Llega, al fin, la recreación del funeral de Ingmar Bergman, que murió el 30 de julio de 2007 a las 4 de la mañana, a la hora del lobo. Había dejado escrito que quería emular la ceremonia del papa Juan Pablo II, que hemos visto pululando por el escenario y de quien se cita la carta a los artistas del año 1999. Ahora la inmensa caja roja contiene un ataúd blanco, un grupo de actores del Dramaten de Estocolmo —Bergman fue director artístico de este teatro— y una violoncelista con la misión de interpretar la sarabande de la Suite número 5 de Bach, que era el compositor de referencia del cineasta y es también el de la Liddell. De hecho, cuando ella habla de "dar forma en la alegría que hay en mí" —para después autoboicotearse con una cruel acotación—, está refiriéndose de manera indirecta a unas palabras que el músico barroco escribió en su diario, como una súplica a Dios, después de perder a su mujer y a dos hijos.

La creadora nos mira con una lástima insidiosa y una compasión quizás no tan fingida: todos tenemos los días contados

La creadora nos mira largamente, con una lástima insidiosa y una compasión quizás no tan fingida: todos tenemos los días contados. Transitan por su discurso demonios como los que asediaban Bergman, a gritos o entre murmullos —hay más de un recuerdo para aquella muerta obligada a inquietar a los vivos—. El texto contiene, parafraseadas, algunas citas de los cuadernos de trabajo del cineasta y, sobre todo, del libro de memorias La linterna mágica (1987). Se recurre también, con obstinación, a un pasaje de El sueño (1901) de Strindberg que expresa la pena que le inspiran las criaturas humanas al personaje divino que las contempla. Es este último dramaturgo, por cierto, quien proporciona el insulto que cierra la pieza, cuando se emplaza a los críticos a la próxima autopsia del artista.

Angélica Liddell nos habla como si fuera el alma de una muerta a quien han dado a beber la sangre del cordero degollado en sacrificio. Una niña siniestra —nacida en domingo— que se nos aparece temporada tras temporada.
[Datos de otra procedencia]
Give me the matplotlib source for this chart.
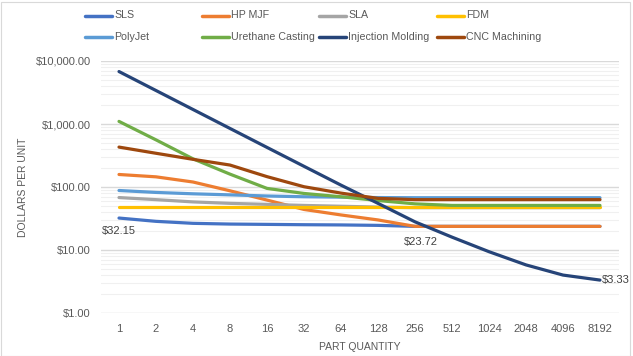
import matplotlib
matplotlib.use("Agg")
import matplotlib.pyplot as plt
from matplotlib.lines import Line2D
from matplotlib.patches import Rectangle
from matplotlib.ticker import FixedLocator, LogLocator, NullFormatter

plt.rcParams['font.family'] = ['Liberation Sans', 'DejaVu Sans']

quantities = ["1", "2", "4", "8", "16", "32", "64", "128", "256", "512", "1024", "2048", "4096", "8192"]

sls = [32.15, 28.5, 26.5, 25.8, 25.5, 25.2, 25.0, 24.6, 23.72, 23.72, 23.72, 23.72, 23.72, 23.72]
hp_mjf = [158, 145, 120, 87, 62, 44, 36, 30, 23.72, 23.72, 23.72, 23.72, 23.72, 23.72]
sla = [68, 63, 58, 55, 53, 51, 49.5, 48, 47, 47, 47, 47, 47, 47]
fdm = [48.5, 48.5, 48.5, 48.5, 48.5, 48.5, 48.5, 48.5, 48.5, 48.5, 48.5, 48.5, 48.5, 48.5]
polyjet = [88, 82, 78, 75, 72, 70, 69, 68, 67.6, 67.6, 67.6, 67.6, 67.6, 67.6]
urethane = [1100, 560, 280, 160, 95, 79, 70, 61, 54, 51, 51, 51, 51, 51]
injection = [6800, 3400, 1700, 850, 425, 213, 107, 55, 28, 16, 9.4, 5.8, 4.0, 3.33]
cnc = [430, 343, 275, 223, 146, 101, 80, 66, 63, 63, 63, 63, 63, 63]

series = [
    ("SLS", sls, "#4472C4"),
    ("HP MJF", hp_mjf, "#ED7D31"),
    ("SLA", sla, "#A5A5A5"),
    ("FDM", fdm, "#FFC000"),
    ("PolyJet", polyjet, "#5B9BD5"),
    ("Urethane Casting", urethane, "#70AD47"),
    ("Injection Molding", injection, "#264478"),
    ("CNC Machining", cnc, "#9E480E"),
]

W, H = 633, 356
fig = plt.figure(figsize=(W / 100, H / 100), dpi=100)
ax = fig.add_axes([100.5 / W, 1 - 313 / H, (618.5 - 100.5) / W, (313 - 61) / H])

x = list(range(len(quantities)))
for name, vals, col in series:
    ax.plot(x, vals, color=col, lw=2.3, solid_capstyle='round', solid_joinstyle='round', zorder=3)

ax.set_yscale('log')
ax.set_ylim(1, 10000)
ax.set_xlim(-0.5, len(quantities) - 0.5)
ax.set_xticks(x)
ax.set_xticklabels(quantities)
ax.yaxis.set_major_locator(FixedLocator([1, 10, 100, 1000, 10000]))
ax.set_yticklabels(["$1.00", "$10.00", "$100.00", "$1,000.00", "$10,000.00"])
ax.yaxis.set_minor_locator(LogLocator(base=10, subs=range(2, 10)))
ax.yaxis.set_minor_formatter(NullFormatter())
ax.grid(True, which='major', axis='y', color='#D9D9D9', lw=1.0, zorder=0)
ax.grid(True, which='minor', axis='y', color='#F0F0F0', lw=0.8, zorder=0)
ax.tick_params(axis='both', which='both', length=0, labelsize=8, labelcolor='#595959')
ax.tick_params(axis='x', pad=8)
ax.tick_params(axis='y', pad=7)
for s in ax.spines.values():
    s.set_visible(False)

ax.set_xlabel("PART QUANTITY", fontsize=7.5, color='#595959', labelpad=6)
ax.set_ylabel("DOLLARS PER UNIT", fontsize=7.5, color='#595959')
ax.yaxis.set_label_coords((28 - 100.5) / 518, 0.5)

# data labels
ax.annotate("$32.15", (0, sls[0]), xytext=(0, -9.5), textcoords='offset points',
            ha='center', va='center', fontsize=8, color='#404040')
ax.annotate("$23.72", (8, sls[8]), xytext=(4, -11), textcoords='offset points',
            ha='center', va='center', fontsize=8, color='#404040')
ax.annotate("$3.33", (13, injection[13]), xytext=(1, 0), textcoords='offset points',
            ha='left', va='center', fontsize=8, color='#404040')

# legend
col_x = [85, 202, 319, 437]
row_y = [15.5, 37]
for i, (name, vals, col) in enumerate(series):
    r, c = divmod(i, 4)
    x0 = col_x[c]
    y0 = 1 - row_y[r] / H
    fig.add_artist(Line2D([x0 / W, (x0 + 27) / W], [y0, y0], transform=fig.transFigure,
                          color=col, lw=2.5, solid_capstyle='round'))
    fig.text((x0 + 29) / W, y0, name, fontsize=7.7, color='#595959', va='center', ha='left')

fig.add_artist(Rectangle((0.5 / W, 0.5 / H), (W - 4) / W, (H - 2) / H, transform=fig.transFigure,
                         fill=False, edgecolor='#D9D9D9', lw=0.8))

fig.savefig("out.png", dpi=100)
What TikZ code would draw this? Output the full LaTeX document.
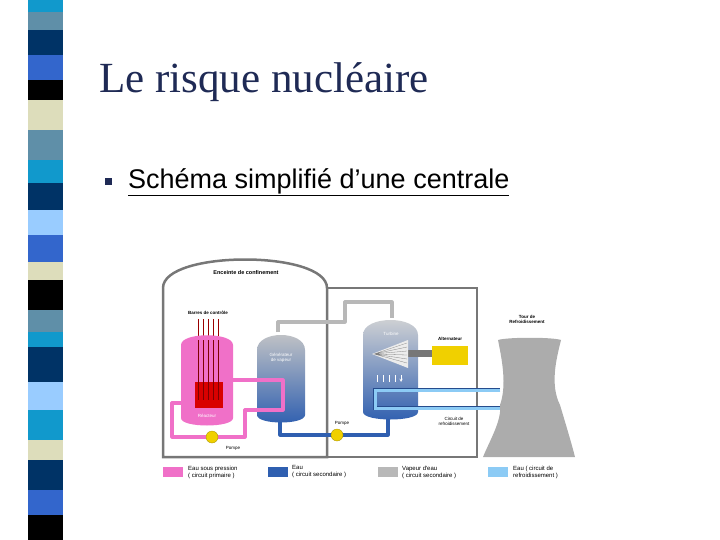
\documentclass[tikz,border=0pt]{standalone}
\usepackage{fontspec}
\setmainfont{Liberation Serif}
\newfontfamily\arial{Liberation Sans}
\usetikzlibrary{shapes.geometric}
\definecolor{scyan}{HTML}{1199CC}\definecolor{sslate}{HTML}{5F8FA8}
\definecolor{snavy}{HTML}{003366}\definecolor{sblue}{HTML}{3366CC}
\definecolor{scream}{HTML}{DDDDBB}\definecolor{slight}{HTML}{99CCFF}
\definecolor{wallg}{HTML}{777777}\definecolor{pinkc}{HTML}{F070C8}
\definecolor{bluec}{HTML}{2F5FB0}\definecolor{steamc}{HTML}{B8B8B8}
\definecolor{coolc}{HTML}{8CCBF5}\definecolor{yel}{HTML}{F0D000}
\definecolor{titlec}{HTML}{1F2A55}
\tikzset{wall/.style={draw=wallg,line width=2.5pt},
 pipe/.style={line width=3.2pt,line join=round},
 lab/.style={font=\arial\fontsize{4.5}{5}\selectfont,align=center,inner sep=0pt},
 leg/.style={font=\arial\fontsize{6}{7}\selectfont,align=left,anchor=west,inner sep=0pt},
 legbox/.style={minimum width=20pt,minimum height=10pt,inner sep=0pt}}
\begin{document}
\begin{tikzpicture}[x=1pt,y=-1pt]
\useasboundingbox (0,0) rectangle (720,540);
% stripe
\foreach \a/\b/\c in {0/12/scyan,12/30/sslate,30/55/snavy,55/80/sblue,80/100/black,100/130/scream,130/160/sslate,160/183/scyan,183/210/snavy,210/235/slight,235/262/sblue,262/280/scream,280/310/black,310/332/sslate,332/347/scyan,347/382/snavy,382/410/slight,410/440/scyan,440/460/scream,460/490/snavy,490/515/sblue,515/540/black}
 \fill[\c] (28,\a) rectangle (63,\b);
\node[anchor=west,inner sep=0pt,text=titlec,font=\fontsize{43}{48}\selectfont] (title) at (99,82) {Le risque nucléaire};
\node[fill=titlec,minimum size=7pt,inner sep=0pt] (bul) at (108,182) {};
\node[anchor=west,inner sep=0pt,font=\arial\fontsize{27}{30}\selectfont] (sub) at (128,182) {\underline{Schéma simplifié d’une centrale}};
% buildings
\draw[wall] (327,288) rectangle (477,457);
\draw[wall,fill=white] (163,457) -- (163,288) .. controls (163,250) and (327,250) .. (327,288) -- (327,457) -- cycle;
\node[lab,font=\arial\bfseries\fontsize{5.5}{6}\selectfont] (enc) at (246,273) {Enceinte de confinement};
% steam pipe
\draw[pipe,draw=steamc] (278,332) -- (278,322) -- (345,322) -- (345,302) -- (392,302) -- (392,318);
% secondary
\draw[pipe,draw=bluec] (280,420) -- (280,435) -- (388,435) -- (388,418);
% reactor
\draw[thick,red!60!black] \foreach \x in {198,203,208,213,218}{(\x,319) -- (\x,385)};
\node[lab,font=\arial\bfseries\fontsize{4.5}{5}\selectfont] (barres) at (208,313) {Barres de contrôle};
\fill[pinkc] (181,345) .. controls (181,332) and (233,332) .. (233,345) -- (233,418) .. controls (233,428) and (181,428) .. (181,418) -- cycle;
\fill[red!85!black] (195,382) rectangle (223,408);
\draw[red!50!black,thick] \foreach \x in {198,203,208,213,218}{(\x,340) -- (\x,400)};
\node[lab,text=white] (reac) at (207,416) {Réacteur};
% SG
\shade[top color=steamc!80,bottom color=bluec] (257,350) .. controls (257,330) and (305,330) .. (305,350) -- (305,415) .. controls (305,425) and (257,425) .. (257,415) -- cycle;
\node[lab,text=white] (sg) at (281,358) {Générateur\\de vapeur};
% primary loop
\draw[pipe,draw=pinkc] (233,380) -- (283,380) -- (283,410) -- (245,410) -- (245,437) -- (172,437) -- (172,403) -- (190,403);
\node[circle,fill=yel,draw=yel!70!black,line width=0.3pt,minimum size=12pt,inner sep=0pt] (p1) at (212,437) {};
\node[lab] (pompe1) at (233,448) {Pompe};
\node[circle,fill=yel,draw=yel!70!black,line width=0.3pt,minimum size=12pt,inner sep=0pt] (p2) at (337,435) {};
\node[lab] (pompe2) at (342,423) {Pompe};
% turbine
\shade[top color=steamc!60,bottom color=bluec] (363,335) .. controls (363,315) and (418,315) .. (418,335) -- (418,412) .. controls (418,422) and (363,422) .. (363,412) -- cycle;
\node[lab,text=white] (turb) at (391,334) {Turbine};
\fill[wallg] (408,350) rectangle (432,357);
\fill[white!85!gray] (372,354) -- (408,340) -- (408,368) -- cycle;
\draw[gray,line width=0.3pt] \foreach \y in {343,347,351,355,359,363}{(374,354) -- (407,\y)};
\draw[white,->,>=stealth,line width=0.5pt] \foreach \x in {377,383,389,395,401}{(\x,375) -- (\x,382)};
\node[fill=yel,minimum width=36pt,minimum height=19pt,inner sep=0pt] (alt) at (450,355) {};
\node[lab,font=\arial\bfseries\fontsize{4.5}{5}\selectfont] (altl) at (450,339) {Alternateur};
% cooling loop
\draw[line width=4.5pt,draw=bluec!80!black] (500,390) -- (375,390) -- (375,408) -- (500,408);
\draw[line width=3pt,draw=coolc] (500,390) -- (375,390) -- (375,408) -- (500,408);
\fill[gray!65] (498,340) .. controls (508,337) and (552,337) .. (561,340) .. controls (556,360) and (550,385) .. (560,405) .. controls (566,425) and (572,445) .. (575,457) -- (483,457) .. controls (490,440) and (502,420) .. (500,405) .. controls (507,385) and (502,360) .. (498,340) -- cycle;
\node[lab,font=\arial\bfseries\fontsize{4.5}{5}\selectfont] (tour) at (527,319) {Tour de\\Refroidissement};
\node[lab] (circ) at (454,421) {Circuit de\\refroidissement};
% legend
\node[legbox,fill=pinkc] (l1) at (173,472) {};
\node[leg] at (188,472) {Eau sous pression\\( circuit primaire )};
\node[legbox,fill=bluec] (l2) at (278,472) {};
\node[leg] at (292,472) {Eau\\( circuit secondaire )};
\node[legbox,fill=steamc] (l3) at (388,472) {};
\node[leg] at (402,472) {Vapeur d'eau\\( circuit secondaire )};
\node[legbox,fill=coolc] (l4) at (498,472) {};
\node[leg] at (513,472) {Eau ( circuit de\\refroidissement )};
\end{tikzpicture}
\end{document}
Condenada a trabajar por terror a perder el entendimiento y con la pretensión de ser el azote de la escena contemporánea. Y, a pesar de todo, siente la tentación de dejar caer la máscara y enmudecer, como la protagonista de Persona (1966). Según ha afirmado ella misma, el silencio dominará la pieza que tiene que cerrar la trilogía. Está por ver de qué lo llenará.